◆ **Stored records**
....
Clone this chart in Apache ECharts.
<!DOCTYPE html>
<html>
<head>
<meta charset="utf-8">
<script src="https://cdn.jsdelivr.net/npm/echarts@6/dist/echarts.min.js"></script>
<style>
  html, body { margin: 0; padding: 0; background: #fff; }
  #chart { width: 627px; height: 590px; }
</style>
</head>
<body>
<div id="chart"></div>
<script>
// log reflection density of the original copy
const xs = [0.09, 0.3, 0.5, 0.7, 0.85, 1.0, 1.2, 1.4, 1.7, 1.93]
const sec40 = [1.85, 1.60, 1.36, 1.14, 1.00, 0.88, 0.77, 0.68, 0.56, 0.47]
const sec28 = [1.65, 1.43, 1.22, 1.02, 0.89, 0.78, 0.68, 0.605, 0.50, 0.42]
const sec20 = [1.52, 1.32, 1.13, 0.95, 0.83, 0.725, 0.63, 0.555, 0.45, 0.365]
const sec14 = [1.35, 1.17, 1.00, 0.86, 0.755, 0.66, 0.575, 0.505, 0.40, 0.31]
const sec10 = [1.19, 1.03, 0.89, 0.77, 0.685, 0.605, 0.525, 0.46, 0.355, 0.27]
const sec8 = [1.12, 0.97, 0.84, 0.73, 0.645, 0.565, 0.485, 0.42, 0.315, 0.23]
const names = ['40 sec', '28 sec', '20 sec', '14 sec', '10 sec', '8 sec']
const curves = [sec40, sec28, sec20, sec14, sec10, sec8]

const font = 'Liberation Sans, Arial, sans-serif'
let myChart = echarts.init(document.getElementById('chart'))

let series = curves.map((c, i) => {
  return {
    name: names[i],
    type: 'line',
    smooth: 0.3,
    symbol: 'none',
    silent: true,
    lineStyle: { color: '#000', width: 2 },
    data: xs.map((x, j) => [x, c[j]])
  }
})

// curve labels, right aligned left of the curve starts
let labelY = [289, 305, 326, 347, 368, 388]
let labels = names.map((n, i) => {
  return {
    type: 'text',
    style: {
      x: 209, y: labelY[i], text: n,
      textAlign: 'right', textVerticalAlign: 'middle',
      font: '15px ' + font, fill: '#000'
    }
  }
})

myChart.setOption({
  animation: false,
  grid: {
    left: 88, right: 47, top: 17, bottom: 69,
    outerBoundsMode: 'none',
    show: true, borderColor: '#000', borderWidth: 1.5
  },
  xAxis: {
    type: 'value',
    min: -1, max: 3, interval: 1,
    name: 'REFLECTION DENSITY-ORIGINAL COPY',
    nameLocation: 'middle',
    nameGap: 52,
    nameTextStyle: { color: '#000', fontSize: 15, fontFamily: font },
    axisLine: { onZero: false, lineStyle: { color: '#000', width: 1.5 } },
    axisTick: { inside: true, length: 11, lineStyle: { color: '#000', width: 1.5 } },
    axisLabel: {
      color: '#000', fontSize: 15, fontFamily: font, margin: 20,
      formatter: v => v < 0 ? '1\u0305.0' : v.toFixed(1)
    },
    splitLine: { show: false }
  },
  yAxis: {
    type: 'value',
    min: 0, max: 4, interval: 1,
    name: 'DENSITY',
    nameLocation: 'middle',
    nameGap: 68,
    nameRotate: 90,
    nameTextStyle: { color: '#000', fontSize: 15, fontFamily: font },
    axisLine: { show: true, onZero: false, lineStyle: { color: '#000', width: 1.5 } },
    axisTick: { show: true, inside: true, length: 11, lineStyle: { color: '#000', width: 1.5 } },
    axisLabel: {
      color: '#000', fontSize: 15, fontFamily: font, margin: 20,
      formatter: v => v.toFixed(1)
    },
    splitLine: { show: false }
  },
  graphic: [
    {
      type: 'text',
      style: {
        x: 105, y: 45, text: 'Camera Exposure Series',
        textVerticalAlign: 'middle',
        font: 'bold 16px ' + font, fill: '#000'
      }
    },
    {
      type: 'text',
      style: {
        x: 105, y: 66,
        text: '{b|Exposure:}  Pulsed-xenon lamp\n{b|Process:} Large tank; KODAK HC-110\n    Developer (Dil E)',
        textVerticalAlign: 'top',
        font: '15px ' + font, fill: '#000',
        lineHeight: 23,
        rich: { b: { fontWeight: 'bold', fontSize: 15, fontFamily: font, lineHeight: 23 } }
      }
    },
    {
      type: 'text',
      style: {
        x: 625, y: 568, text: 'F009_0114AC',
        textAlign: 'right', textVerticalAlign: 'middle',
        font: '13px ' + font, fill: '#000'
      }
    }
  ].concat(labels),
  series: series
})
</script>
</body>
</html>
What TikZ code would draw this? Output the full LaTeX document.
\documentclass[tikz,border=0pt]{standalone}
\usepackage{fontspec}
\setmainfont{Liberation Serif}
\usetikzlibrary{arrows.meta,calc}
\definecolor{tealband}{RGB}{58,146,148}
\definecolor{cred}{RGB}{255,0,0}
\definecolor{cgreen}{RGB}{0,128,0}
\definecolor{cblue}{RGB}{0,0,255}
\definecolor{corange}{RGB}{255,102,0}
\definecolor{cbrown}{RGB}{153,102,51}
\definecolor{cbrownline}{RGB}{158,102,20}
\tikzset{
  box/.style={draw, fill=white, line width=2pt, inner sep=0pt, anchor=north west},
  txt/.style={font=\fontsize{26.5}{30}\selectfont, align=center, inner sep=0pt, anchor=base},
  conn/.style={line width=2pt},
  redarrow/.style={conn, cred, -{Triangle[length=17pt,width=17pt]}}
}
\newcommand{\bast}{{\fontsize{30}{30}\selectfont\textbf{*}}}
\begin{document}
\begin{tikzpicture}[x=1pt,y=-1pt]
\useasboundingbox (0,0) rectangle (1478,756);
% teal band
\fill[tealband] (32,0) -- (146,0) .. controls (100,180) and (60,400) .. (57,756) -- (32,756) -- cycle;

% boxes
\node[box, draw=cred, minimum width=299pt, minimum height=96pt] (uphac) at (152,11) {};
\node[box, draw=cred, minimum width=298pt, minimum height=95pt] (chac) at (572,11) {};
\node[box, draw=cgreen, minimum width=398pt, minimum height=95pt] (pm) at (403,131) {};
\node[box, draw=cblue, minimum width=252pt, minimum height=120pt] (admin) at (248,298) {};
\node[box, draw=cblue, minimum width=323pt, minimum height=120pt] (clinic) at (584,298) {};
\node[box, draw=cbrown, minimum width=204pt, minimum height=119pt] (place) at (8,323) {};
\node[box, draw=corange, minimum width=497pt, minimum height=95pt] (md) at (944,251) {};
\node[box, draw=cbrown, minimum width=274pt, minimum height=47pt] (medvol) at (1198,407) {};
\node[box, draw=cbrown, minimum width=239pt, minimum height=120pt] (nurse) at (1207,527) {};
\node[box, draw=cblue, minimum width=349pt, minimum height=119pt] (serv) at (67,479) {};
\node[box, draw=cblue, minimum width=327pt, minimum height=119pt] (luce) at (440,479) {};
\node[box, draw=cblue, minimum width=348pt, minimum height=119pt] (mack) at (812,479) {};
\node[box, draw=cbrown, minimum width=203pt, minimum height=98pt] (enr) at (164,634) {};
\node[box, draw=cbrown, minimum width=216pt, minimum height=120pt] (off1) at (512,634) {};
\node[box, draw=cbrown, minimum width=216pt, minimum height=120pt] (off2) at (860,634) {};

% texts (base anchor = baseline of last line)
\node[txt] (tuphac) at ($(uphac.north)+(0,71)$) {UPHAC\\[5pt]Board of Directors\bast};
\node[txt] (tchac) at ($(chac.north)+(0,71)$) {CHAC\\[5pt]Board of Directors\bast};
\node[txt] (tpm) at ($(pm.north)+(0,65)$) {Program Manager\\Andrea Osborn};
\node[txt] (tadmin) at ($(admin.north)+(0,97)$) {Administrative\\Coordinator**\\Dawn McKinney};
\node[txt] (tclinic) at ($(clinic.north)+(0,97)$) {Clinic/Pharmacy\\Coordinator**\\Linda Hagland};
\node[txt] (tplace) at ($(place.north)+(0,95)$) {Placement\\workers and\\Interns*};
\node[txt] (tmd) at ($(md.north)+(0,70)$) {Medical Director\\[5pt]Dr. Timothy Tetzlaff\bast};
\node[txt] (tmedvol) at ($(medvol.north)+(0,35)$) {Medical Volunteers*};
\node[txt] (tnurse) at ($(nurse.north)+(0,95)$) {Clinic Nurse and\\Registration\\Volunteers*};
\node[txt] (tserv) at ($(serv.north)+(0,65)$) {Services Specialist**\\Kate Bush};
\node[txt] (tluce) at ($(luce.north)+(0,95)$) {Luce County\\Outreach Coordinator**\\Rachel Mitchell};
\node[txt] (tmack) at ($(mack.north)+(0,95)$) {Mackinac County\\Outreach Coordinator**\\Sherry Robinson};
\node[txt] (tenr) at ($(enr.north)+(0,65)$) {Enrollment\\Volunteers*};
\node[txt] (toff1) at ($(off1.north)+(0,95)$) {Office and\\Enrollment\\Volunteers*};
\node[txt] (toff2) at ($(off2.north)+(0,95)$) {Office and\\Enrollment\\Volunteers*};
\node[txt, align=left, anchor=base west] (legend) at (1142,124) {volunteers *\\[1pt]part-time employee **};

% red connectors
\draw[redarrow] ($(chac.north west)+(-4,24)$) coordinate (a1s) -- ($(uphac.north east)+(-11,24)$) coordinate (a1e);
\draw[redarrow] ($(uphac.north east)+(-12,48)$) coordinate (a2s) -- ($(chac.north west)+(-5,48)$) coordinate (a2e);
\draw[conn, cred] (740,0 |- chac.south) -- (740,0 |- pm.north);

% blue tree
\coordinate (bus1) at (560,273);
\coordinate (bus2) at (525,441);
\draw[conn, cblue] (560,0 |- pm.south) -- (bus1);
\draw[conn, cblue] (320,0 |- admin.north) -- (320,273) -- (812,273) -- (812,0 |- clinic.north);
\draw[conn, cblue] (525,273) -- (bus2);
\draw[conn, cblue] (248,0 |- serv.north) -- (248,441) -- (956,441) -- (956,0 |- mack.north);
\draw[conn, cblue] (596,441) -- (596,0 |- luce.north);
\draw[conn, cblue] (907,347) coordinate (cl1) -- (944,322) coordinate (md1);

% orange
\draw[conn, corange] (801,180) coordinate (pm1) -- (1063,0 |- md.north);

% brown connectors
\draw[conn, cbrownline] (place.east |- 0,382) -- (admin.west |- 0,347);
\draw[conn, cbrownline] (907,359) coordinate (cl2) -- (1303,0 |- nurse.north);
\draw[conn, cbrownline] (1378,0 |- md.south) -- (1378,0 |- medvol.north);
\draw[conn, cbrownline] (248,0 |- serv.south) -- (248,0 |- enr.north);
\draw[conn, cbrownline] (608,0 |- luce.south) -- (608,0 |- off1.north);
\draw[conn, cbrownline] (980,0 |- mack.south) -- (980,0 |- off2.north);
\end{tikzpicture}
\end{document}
....
Quote the lines that begin at the line containing "What TikZ code" and end at the line containing "(32,756) -- cycle;", keeping both of those lines.

What TikZ code would draw this? Output the full LaTeX document.
\documentclass[tikz,border=0pt]{standalone}
\usepackage{fontspec}
\setmainfont{Liberation Serif}
\usetikzlibrary{arrows.meta,calc}
\definecolor{tealband}{RGB}{58,146,148}
\definecolor{cred}{RGB}{255,0,0}
\definecolor{cgreen}{RGB}{0,128,0}
\definecolor{cblue}{RGB}{0,0,255}
\definecolor{corange}{RGB}{255,102,0}
\definecolor{cbrown}{RGB}{153,102,51}
\definecolor{cbrownline}{RGB}{158,102,20}
\tikzset{
  box/.style={draw, fill=white, line width=2pt, inner sep=0pt, anchor=north west},
  txt/.style={font=\fontsize{26.5}{30}\selectfont, align=center, inner sep=0pt, anchor=base},
  conn/.style={line width=2pt},
  redarrow/.style={conn, cred, -{Triangle[length=17pt,width=17pt]}}
}
\newcommand{\bast}{{\fontsize{30}{30}\selectfont\textbf{*}}}
\begin{document}
\begin{tikzpicture}[x=1pt,y=-1pt]
\useasboundingbox (0,0) rectangle (1478,756);
% teal band
\fill[tealband] (32,0) -- (146,0) .. controls (100,180) and (60,400) .. (57,756) -- (32,756) -- cycle;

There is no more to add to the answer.